• **Data supplied**:
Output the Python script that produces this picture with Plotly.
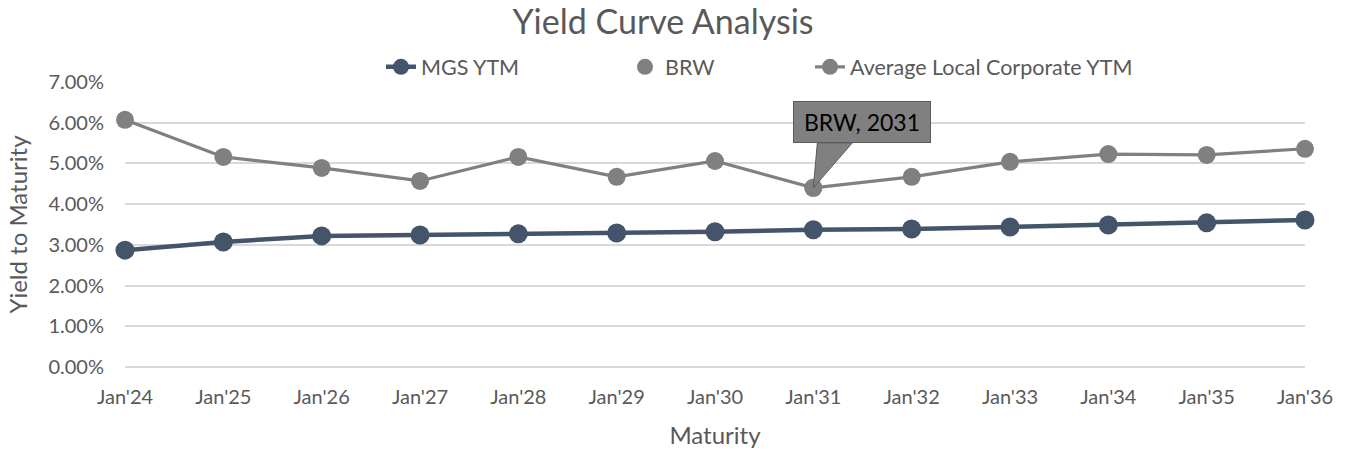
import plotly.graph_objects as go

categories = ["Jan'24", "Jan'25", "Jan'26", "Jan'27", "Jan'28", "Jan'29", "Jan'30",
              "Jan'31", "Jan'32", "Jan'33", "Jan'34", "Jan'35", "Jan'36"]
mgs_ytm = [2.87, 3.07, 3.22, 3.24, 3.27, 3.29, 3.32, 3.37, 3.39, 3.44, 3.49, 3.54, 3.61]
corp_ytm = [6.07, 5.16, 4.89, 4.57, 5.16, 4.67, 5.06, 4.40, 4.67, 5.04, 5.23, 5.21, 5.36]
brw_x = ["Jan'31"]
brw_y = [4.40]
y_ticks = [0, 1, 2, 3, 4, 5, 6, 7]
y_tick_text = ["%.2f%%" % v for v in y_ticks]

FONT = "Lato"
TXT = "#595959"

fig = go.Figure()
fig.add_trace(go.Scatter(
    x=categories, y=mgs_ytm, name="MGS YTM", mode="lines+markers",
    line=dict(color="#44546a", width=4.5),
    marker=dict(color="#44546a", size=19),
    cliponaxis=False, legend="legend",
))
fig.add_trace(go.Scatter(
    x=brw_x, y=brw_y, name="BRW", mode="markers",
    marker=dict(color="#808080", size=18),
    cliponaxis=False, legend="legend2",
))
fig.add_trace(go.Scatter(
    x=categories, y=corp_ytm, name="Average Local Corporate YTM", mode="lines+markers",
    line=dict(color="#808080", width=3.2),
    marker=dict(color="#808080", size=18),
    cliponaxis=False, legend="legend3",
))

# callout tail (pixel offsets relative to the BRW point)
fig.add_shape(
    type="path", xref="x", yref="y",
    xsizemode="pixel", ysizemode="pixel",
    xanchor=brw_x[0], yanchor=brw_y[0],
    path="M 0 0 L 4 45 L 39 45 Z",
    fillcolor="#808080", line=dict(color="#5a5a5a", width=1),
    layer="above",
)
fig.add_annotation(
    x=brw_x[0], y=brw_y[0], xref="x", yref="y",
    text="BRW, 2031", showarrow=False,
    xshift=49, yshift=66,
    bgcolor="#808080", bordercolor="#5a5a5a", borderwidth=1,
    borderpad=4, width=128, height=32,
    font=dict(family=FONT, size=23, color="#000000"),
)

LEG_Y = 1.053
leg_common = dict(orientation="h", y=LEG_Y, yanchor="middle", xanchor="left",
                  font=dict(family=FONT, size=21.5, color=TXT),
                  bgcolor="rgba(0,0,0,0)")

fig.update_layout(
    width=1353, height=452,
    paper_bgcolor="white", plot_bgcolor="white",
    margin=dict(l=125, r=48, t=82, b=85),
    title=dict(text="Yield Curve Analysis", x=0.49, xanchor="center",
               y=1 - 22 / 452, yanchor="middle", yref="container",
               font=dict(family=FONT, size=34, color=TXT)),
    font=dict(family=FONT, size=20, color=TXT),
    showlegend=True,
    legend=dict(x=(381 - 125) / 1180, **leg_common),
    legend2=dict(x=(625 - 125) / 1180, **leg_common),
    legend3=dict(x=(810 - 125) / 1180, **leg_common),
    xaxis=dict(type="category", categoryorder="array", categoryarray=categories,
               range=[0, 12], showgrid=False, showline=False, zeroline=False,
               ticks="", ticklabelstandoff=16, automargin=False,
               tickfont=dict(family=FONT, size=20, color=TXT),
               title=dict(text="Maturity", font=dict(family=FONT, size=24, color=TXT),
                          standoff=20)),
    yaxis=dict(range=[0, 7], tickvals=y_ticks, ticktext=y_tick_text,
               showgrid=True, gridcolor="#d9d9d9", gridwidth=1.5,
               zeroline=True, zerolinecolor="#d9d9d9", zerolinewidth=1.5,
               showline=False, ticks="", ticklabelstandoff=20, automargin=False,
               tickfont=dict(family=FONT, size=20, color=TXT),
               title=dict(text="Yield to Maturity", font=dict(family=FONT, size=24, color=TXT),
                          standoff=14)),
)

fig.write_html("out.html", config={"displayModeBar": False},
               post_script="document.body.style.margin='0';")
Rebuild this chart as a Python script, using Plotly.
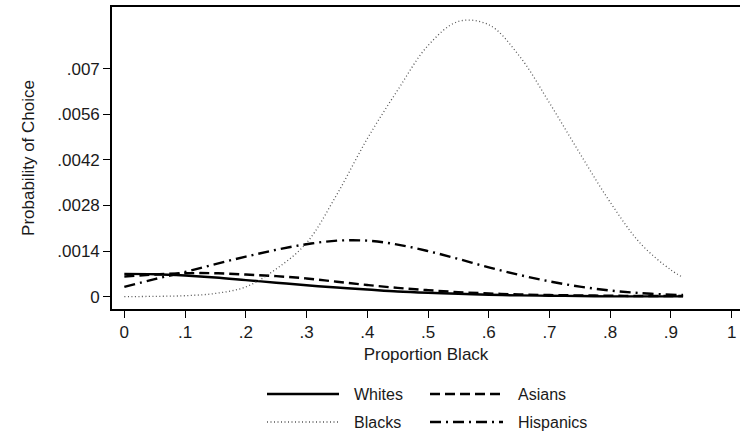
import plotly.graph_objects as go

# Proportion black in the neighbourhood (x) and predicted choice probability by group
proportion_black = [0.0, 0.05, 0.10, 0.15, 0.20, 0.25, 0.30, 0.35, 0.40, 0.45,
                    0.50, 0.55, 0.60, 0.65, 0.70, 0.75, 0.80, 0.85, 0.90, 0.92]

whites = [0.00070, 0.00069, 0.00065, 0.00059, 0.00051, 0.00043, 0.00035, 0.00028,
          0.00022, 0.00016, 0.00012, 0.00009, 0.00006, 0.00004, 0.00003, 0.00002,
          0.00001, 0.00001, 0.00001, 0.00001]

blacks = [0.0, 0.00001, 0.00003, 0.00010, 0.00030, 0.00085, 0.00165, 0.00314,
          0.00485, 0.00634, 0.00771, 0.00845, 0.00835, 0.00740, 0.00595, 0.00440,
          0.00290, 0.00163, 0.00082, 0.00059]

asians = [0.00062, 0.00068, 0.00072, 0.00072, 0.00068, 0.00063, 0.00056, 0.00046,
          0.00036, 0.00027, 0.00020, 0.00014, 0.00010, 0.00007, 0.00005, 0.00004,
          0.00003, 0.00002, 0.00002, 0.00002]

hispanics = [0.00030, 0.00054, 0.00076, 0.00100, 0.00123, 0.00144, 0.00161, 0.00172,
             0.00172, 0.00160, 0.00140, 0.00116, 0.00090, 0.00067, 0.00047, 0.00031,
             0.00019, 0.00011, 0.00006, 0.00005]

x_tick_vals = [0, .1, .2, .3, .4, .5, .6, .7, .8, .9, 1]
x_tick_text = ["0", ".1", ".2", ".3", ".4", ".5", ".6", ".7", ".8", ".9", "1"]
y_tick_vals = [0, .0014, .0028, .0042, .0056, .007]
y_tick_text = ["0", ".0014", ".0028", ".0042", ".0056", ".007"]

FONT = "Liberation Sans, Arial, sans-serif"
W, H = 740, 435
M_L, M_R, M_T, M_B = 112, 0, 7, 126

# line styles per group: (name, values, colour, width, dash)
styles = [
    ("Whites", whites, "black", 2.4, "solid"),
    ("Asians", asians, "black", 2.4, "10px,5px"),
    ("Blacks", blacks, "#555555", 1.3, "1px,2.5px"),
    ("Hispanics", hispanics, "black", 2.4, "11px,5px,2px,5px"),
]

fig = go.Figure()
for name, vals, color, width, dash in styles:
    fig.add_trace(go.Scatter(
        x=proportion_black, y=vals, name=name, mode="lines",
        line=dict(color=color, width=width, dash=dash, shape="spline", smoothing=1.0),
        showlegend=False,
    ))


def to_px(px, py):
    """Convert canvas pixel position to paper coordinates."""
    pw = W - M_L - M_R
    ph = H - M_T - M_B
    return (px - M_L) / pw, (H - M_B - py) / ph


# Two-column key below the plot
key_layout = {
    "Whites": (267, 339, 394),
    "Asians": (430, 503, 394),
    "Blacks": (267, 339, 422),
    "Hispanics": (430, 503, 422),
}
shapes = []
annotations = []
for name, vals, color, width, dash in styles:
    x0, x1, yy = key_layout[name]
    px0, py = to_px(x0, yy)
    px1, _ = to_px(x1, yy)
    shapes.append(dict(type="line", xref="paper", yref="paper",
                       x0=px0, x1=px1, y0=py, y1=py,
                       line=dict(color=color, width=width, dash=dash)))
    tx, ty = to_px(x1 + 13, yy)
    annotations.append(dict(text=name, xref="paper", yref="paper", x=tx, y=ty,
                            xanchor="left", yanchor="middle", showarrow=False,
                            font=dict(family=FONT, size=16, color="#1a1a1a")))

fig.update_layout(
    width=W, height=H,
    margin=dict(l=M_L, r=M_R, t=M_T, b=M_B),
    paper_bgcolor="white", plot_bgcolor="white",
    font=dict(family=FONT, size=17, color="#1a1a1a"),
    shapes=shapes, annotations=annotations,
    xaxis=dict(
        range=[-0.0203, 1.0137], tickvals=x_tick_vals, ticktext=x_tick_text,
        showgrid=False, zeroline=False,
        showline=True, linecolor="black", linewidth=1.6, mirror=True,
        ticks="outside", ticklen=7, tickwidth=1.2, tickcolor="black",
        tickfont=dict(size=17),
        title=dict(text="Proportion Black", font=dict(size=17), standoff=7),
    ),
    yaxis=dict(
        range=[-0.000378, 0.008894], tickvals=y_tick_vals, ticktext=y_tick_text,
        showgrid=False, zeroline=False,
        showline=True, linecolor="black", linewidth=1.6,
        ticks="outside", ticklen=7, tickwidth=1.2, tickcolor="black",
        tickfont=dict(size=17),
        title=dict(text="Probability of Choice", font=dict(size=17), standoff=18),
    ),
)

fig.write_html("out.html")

• **Exercise**: Repeat exactly the part that opens with the line containing "Rebuild this chart" and closes with the line containing "0.50, 0.55, 0.60, 0.65, 0.70, 0.75, 0.80, 0.85, 0.90, 0.92]". Include both end lines, and drop the pictures.

• **Task answer**:
Rebuild this chart as a Python script, using Plotly.
import plotly.graph_objects as go

# Proportion black in the neighbourhood (x) and predicted choice probability by group
proportion_black = [0.0, 0.05, 0.10, 0.15, 0.20, 0.25, 0.30, 0.35, 0.40, 0.45,
                    0.50, 0.55, 0.60, 0.65, 0.70, 0.75, 0.80, 0.85, 0.90, 0.92]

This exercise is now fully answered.